**Task brief:** Pictures within the data are to be left out; everything else must be reproduced exactly.

**Material provided:**
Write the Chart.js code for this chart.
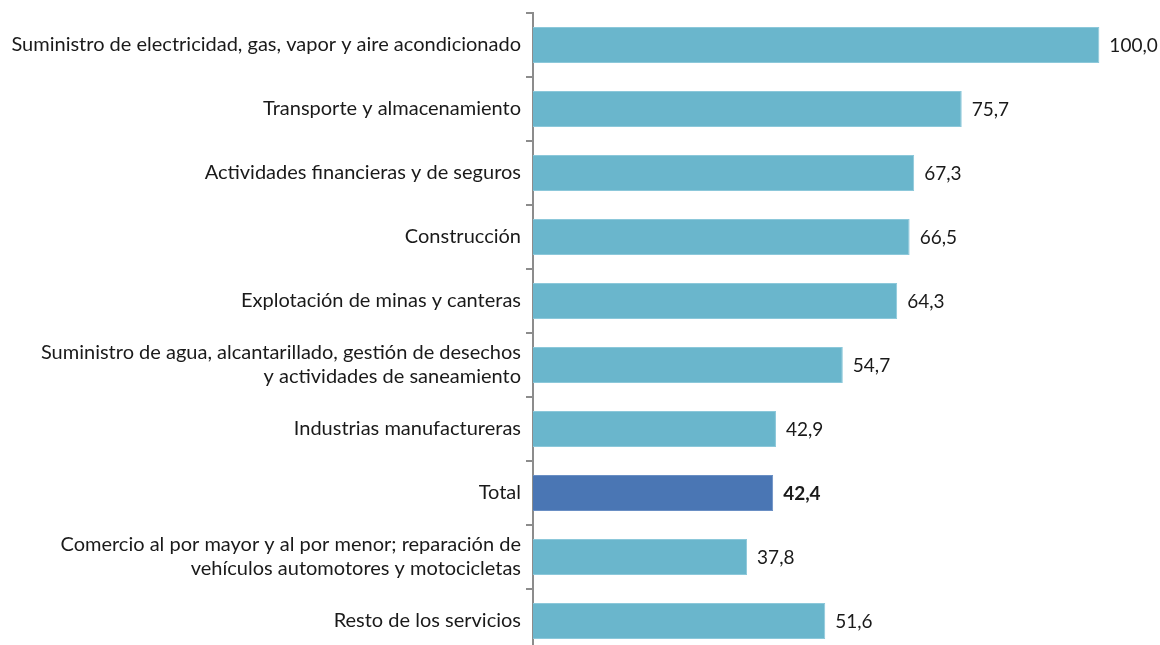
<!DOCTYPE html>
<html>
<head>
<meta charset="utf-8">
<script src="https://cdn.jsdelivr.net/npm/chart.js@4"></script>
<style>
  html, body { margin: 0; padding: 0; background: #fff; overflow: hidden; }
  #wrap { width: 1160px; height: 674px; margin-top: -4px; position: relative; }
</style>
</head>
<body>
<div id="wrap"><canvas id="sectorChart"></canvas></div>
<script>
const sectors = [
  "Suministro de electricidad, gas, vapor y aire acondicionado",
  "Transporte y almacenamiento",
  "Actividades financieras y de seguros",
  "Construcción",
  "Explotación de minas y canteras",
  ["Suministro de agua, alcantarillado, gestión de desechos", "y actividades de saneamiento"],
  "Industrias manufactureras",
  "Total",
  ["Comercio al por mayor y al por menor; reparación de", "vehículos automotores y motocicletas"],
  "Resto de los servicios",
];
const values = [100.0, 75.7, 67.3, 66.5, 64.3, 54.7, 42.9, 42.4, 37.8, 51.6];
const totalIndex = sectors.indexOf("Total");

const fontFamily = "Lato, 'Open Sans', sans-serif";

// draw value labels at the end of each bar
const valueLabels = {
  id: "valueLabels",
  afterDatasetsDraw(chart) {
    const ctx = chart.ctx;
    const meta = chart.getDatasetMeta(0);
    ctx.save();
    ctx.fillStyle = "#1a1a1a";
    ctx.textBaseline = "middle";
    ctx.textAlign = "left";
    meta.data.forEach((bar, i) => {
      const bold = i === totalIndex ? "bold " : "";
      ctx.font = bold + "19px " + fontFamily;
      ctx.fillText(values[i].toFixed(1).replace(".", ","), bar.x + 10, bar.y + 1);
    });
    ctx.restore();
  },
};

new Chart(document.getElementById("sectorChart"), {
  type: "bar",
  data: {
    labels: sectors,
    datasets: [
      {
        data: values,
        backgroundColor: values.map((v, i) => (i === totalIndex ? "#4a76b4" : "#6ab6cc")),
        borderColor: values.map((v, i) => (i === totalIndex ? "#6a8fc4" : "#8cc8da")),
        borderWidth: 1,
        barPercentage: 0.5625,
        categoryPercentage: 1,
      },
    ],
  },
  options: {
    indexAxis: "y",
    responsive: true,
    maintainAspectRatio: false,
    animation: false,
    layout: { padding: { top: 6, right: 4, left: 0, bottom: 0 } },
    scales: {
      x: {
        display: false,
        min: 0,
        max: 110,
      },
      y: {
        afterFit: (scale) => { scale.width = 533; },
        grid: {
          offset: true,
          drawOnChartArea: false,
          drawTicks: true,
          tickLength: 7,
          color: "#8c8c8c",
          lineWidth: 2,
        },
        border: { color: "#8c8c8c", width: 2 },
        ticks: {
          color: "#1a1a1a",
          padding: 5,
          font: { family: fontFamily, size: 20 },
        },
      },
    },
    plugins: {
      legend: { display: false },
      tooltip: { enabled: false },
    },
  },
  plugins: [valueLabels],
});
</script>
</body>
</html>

**Worked solution:**
Write the Chart.js code for this chart.
<!DOCTYPE html>
<html>
<head>
<meta charset="utf-8">
<script src="https://cdn.jsdelivr.net/npm/chart.js@4"></script>
<style>
  html, body { margin: 0; padding: 0; background: #fff; overflow: hidden; }
  #wrap { width: 1160px; height: 674px; margin-top: -4px; position: relative; }
</style>
</head>
<body>
<div id="wrap"><canvas id="sectorChart"></canvas></div>
<script>
const sectors = [
  "Suministro de electricidad, gas, vapor y aire acondicionado",
  "Transporte y almacenamiento",
  "Actividades financieras y de seguros",
  "Construcción",
  "Explotación de minas y canteras",
  ["Suministro de agua, alcantarillado, gestión de desechos", "y actividades de saneamiento"],
  "Industrias manufactureras",
  "Total",
  ["Comercio al por mayor y al por menor; reparación de", "vehículos automotores y motocicletas"],
  "Resto de los servicios",
];
const values = [100.0, 75.7, 67.3, 66.5, 64.3, 54.7, 42.9, 42.4, 37.8, 51.6];
const totalIndex = sectors.indexOf("Total");

const fontFamily = "Lato, 'Open Sans', sans-serif";

// draw value labels at the end of each bar
const valueLabels = {
  id: "valueLabels",
  afterDatasetsDraw(chart) {
    const ctx = chart.ctx;
    const meta = chart.getDatasetMeta(0);
    ctx.save();
    ctx.fillStyle = "#1a1a1a";
    ctx.textBaseline = "middle";
    ctx.textAlign = "left";
    meta.data.forEach((bar, i) => {
      const bold = i === totalIndex ? "bold " : "";
      ctx.font = bold + "19px " + fontFamily;
      ctx.fillText(values[i].toFixed(1).replace(".", ","), bar.x + 10, bar.y + 1);
    });
    ctx.restore();
  },
};

new Chart(document.getElementById("sectorChart"), {
  type: "bar",
  data: {
    labels: sectors,
    datasets: [
      {
        data: values,
        backgroundColor: values.map((v, i) => (i === totalIndex ? "#4a76b4" : "#6ab6cc")),
        borderColor: values.map((v, i) => (i === totalIndex ? "#6a8fc4" : "#8cc8da")),
        borderWidth: 1,
        barPercentage: 0.5625,
        categoryPercentage: 1,
      },
    ],
  },
  options: {
    indexAxis: "y",
    responsive: true,
    maintainAspectRatio: false,
    animation: false,
    layout: { padding: { top: 6, right: 4, left: 0, bottom: 0 } },
    scales: {
      x: {
        display: false,
        min: 0,
        max: 110,
      },
      y: {
        afterFit: (scale) => { scale.width = 533; },
        grid: {
          offset: true,
          drawOnChartArea: false,
          drawTicks: true,
          tickLength: 7,
          color: "#8c8c8c",
          lineWidth: 2,
        },
        border: { color: "#8c8c8c", width: 2 },
        ticks: {
          color: "#1a1a1a",
          padding: 5,
          font: { family: fontFamily, size: 20 },
        },
      },
    },
    plugins: {
      legend: { display: false },
      tooltip: { enabled: false },
    },
  },
  plugins: [valueLabels],
});
</script>
</body>
</html>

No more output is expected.